The result we reach today is certainly supportable under the rationale of Sohyde. See also Herb’s Welding, Inc. v. Gray, 470 U.S. 414, 105 S.Ct. 1421, 1428, 84 L.Ed.2d 406 (1985) (“[tjhere is nothing inherently maritime about” building and maintaining pipes and platforms, at least not in connection with mineral exploration and development of the outer continental shelf). But see Theriot, 783 F.2d at 539 n. 11 (distinguishing Herb’s Welding). Arguably, we should follow Sohyde in preference to Cor-bitt and Theriot since it preceded them, and in preference to Transcontinental Gas Pipeline since it preceded Executive Jet Aviation, Inc. v. Cleveland, 409 U.S. 249, 93 S.Ct. 493, 34 L.Ed.2d 454 (1972), on which Sohyde placed principal reliance. However, it seems to me that it may be desirable to consider this issue en banc, in order that we may take a more consistent approach to the question of whether and in what circumstances activities in connection with mineral development in state territorial waters are maritime (or perhaps “maritime and local,” see Kossick v. United Fruit Co., 365 U.S. 731, 81 S.Ct. 886, 892, 6 L.Ed.2d 56 (1960)).1

Given the OCSLA directed applicability of state law to such activities when con*958ducted on the outer continental shelf, see Lardeo, there is plainly much to be said, as Judge Wisdom points out, for also applying state law when the same activities are conducted in the state’s territorial waters.2 In deciding which law should apply, however, it is questionable whether determinative significance should be given the Louisiana Oil Field Indemnity Act, since the rationale for applying state law in territorial waters in order to be consistent with its application on the outer continental shelf applies with equal force to state judge-made law. And, if admiralty law is to be applied, then I see no reason not to apply our general rule that indemnity contracts of this nature are entirely valid. See Theriot, 783 F.2d at 540; Lefler v. Atlantic Richfield Company, Inc., 785 F.2d 1341, 1343 (5th Cir.1986).

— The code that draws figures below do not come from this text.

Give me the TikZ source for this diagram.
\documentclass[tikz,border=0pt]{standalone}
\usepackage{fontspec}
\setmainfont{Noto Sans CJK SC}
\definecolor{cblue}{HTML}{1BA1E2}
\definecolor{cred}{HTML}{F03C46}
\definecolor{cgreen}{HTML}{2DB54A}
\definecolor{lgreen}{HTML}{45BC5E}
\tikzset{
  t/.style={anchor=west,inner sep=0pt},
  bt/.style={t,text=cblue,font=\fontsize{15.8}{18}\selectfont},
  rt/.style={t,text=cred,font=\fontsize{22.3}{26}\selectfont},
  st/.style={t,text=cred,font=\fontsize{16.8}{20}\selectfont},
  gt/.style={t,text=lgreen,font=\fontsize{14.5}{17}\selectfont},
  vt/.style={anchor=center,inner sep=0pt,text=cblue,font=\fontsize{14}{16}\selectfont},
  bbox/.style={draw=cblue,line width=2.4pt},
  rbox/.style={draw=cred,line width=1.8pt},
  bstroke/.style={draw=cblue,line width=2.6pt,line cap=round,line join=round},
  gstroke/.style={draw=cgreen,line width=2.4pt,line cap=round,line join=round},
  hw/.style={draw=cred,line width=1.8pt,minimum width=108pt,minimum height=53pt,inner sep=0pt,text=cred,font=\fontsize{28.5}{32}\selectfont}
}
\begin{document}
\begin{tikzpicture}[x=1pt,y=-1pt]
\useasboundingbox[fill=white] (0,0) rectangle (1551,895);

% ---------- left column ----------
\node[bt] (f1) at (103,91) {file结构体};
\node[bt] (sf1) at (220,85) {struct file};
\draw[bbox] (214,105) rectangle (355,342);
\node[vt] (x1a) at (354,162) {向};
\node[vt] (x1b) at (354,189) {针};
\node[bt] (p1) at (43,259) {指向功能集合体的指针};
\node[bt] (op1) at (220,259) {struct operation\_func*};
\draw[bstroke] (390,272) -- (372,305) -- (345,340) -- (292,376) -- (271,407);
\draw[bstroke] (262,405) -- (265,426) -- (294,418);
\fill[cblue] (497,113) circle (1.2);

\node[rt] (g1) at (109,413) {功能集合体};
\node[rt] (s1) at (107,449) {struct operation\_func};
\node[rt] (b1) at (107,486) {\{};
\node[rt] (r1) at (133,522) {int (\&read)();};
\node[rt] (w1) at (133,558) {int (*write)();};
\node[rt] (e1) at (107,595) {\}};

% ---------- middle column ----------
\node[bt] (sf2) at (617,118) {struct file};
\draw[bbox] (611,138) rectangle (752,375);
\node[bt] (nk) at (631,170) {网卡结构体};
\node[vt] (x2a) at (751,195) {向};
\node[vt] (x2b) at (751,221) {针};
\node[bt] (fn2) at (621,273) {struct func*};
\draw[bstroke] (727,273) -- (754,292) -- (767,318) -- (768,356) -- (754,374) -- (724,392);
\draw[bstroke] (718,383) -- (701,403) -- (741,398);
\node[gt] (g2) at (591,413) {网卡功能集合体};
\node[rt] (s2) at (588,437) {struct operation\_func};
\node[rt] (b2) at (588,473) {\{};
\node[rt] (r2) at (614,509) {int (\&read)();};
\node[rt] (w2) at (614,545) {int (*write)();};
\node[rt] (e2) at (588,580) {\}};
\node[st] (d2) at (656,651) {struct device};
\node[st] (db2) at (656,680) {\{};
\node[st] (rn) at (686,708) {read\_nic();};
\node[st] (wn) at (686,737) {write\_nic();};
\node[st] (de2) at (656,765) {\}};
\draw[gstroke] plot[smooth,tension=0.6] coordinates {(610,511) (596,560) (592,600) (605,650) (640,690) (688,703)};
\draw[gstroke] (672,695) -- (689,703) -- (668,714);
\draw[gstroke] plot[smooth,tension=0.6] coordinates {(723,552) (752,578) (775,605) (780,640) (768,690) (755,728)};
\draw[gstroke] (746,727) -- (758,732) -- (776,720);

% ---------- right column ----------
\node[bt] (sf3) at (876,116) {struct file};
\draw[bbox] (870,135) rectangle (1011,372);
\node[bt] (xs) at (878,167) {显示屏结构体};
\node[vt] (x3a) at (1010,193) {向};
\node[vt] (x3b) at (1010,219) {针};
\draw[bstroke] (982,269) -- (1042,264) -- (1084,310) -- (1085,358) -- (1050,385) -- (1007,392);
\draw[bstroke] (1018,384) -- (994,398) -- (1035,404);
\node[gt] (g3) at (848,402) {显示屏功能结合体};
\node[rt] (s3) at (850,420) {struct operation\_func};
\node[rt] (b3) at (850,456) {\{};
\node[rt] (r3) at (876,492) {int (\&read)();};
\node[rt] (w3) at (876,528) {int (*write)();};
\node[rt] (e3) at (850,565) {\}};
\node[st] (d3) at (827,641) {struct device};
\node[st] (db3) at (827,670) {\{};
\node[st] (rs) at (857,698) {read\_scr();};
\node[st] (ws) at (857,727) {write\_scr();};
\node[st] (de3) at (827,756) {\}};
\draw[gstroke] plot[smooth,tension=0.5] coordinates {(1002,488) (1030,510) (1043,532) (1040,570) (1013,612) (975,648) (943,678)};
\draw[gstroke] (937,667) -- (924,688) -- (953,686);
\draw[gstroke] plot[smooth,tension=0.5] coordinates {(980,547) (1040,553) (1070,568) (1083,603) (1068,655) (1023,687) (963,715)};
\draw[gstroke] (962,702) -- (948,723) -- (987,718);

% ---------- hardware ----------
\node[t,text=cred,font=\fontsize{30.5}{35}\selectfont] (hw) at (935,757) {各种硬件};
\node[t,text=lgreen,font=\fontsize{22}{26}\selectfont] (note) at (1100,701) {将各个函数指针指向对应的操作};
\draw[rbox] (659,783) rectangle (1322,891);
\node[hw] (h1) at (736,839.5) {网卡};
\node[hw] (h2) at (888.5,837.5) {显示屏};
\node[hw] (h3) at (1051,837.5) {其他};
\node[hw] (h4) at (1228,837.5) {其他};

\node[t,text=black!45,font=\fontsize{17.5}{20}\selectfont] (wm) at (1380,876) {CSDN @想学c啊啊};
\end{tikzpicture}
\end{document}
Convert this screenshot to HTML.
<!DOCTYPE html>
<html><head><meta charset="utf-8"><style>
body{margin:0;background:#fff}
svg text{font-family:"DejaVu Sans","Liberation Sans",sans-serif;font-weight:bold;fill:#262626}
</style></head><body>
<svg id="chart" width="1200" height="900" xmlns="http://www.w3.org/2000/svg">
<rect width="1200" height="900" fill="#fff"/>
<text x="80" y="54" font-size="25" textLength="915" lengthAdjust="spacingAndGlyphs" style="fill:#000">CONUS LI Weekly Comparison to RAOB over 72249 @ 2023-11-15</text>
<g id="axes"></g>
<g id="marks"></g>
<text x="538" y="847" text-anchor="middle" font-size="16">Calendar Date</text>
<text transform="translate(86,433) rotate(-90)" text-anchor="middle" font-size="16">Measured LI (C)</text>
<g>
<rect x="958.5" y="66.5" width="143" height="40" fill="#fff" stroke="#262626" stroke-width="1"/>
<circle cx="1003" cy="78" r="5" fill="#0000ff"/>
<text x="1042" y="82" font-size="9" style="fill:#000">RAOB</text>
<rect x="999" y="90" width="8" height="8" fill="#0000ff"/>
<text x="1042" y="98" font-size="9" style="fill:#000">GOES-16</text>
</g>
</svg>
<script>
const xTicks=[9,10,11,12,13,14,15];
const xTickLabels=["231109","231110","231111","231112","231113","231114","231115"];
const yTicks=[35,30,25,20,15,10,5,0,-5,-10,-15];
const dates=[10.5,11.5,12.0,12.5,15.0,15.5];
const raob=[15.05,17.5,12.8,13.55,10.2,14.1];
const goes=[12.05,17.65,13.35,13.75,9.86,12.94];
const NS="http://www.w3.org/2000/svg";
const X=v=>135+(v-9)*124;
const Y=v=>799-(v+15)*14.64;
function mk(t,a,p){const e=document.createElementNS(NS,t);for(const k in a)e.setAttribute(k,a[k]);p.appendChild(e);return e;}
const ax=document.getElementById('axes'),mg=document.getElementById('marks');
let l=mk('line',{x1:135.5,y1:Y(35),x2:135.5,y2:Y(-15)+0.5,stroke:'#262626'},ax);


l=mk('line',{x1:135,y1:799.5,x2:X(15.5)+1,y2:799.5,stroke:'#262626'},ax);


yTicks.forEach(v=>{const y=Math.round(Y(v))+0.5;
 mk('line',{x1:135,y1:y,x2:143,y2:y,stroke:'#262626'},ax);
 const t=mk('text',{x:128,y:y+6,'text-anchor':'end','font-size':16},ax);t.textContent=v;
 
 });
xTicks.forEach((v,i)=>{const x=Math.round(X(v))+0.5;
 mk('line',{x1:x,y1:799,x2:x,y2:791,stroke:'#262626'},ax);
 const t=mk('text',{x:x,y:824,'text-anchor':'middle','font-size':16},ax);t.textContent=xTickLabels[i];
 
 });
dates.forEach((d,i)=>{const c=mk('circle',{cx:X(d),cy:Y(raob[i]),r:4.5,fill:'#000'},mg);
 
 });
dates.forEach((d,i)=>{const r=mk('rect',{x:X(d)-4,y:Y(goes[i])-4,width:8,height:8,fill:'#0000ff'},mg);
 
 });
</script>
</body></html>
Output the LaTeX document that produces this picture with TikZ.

. It may be possible to distinguish the present case from Sohyde. I would regard the particular work order for the Barge KATHY on this occasion, and not the “blanket contract," as the relevant agreement here. See Matte v. Zapata Offshore Co., 784 F.2d 628, 630 (5th Cir.1986); Page v. Gulf Oil Corp., 775 F.2d 1311, 1315 (5th Cir.1985). The work order did not simply call for the Barge KATHY to transport men and equipment to the work site, but rather called for the barge to itself function as the base from which the work would be performed by one who was unquestionably a member of its crew and would use the equipment and machinery with which the vessel was outfitted, and which would largely remain on it, to perform the assigned task. The self-propelled barge would not jack itself down to the ocean floor to perform *958its work. This arguably presents a different situation from that of the submersible drilling barge which was resting on the bottom of the canal slip in Sohyde. Here, it is not inconceivable that when the task assigned was finished Arnold Buras would indeed have called out "‘weigh anchor.”' See Sohyde, 644 F.2d at 1137. Nonetheless, our cases do not seem to have made this character of distinction before, and whether it has validity and utility would in my view best be addressed by the en banc court in connection with its overall consideration of the Sohyde and the Corbitt, Theriot lines of cases.

. Nevertheless, we have been cautioned, albeit in a different context, against "[t]he extension of OCSLA far beyond its intended locale.” Offshore Logistics, Inc. v. Tallentire, 477 U.S. 207, 106 S.Ct. 2485, 2493, 91 L.Ed.2d 174 (1986). We have also recognized, at least for purposes of admiralty actions, that the uniform "common law” of admiralty displaces state wrongful death statutes in territorial waters. Matter of S/S Helena, 529 F.2d 744 (5th Cir.1976). Cf. Kossick; Kermarec v. Compagnie Generate Transatlantique, 358 U.S. 625, 79 S.Ct. 406, 3 L.Ed.2d 550 (1959).